N. When Ivy League officials first gathered to choose their school colors (e.g., crimson for Harvard, royal blue for Yale), where was the representative of Princeton University?
O. If the Phillies’ second baseman is speeding on the New Jersey Turnpike, what should the state troopers do?
P. In any given situation, what is the first question a suburbanite asks?
Q. On the basis of a thorough survey of editorials, op-ed columns and letters to the editor written over the past 26 years, who is the only person in the world who was not standing on the 1200 block of Locust Street the night Mumia Abu-Jamal allegedly shot Officer Daniel Faulkner?
R. What are the only three subjects of interest to Tim Whitaker, editor of Philadelphia Weekly?
S. In the pages of the Jewish Exponent, the world is divided into two groups: “Friends of Israel” and…..
T. Herr Wagner, do you spell your name with a V?
U. To maintain a low profile, what do classical musicians in India often play?
V. What celebrated editor has yet to experience a profitable year at any magazine under her direction?
W. If the columns of D. Herbert Lipson in Philadelphia Magazine could be boiled down to a single idea, what would it be?

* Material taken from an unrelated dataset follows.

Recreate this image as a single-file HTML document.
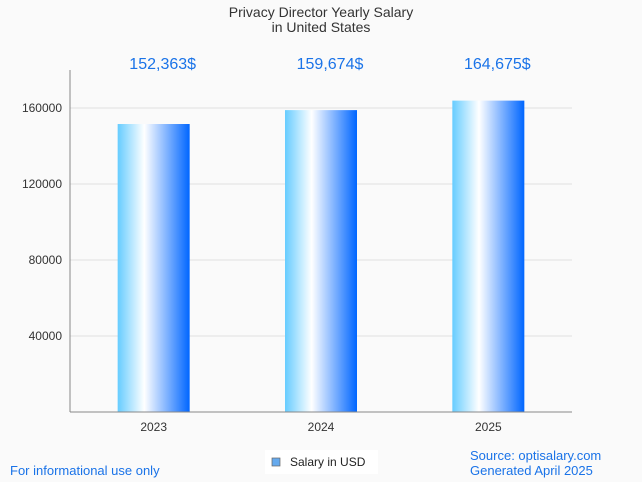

X. What is the one issue upon which Republicans and Democrats, liberals and conservatives, hawks and doves, Christians, Jews and Muslims, Americans, Europeans and Asians, Sunnis and Shiites, pacifists and terrorists and even Osama bin Laden can all agree?
The correct matches:
1-N; 2-A; 3-H; 4-C; 5-T; 6-E; 7-J; 8-D; 9-O; 10-K; 11-L; 12-U; 13-P; 14-I; 15-W; 16-X; 17-R; 18-S; 19-M; 20-V; 21-G; 22-F; 23-Q; 24-B.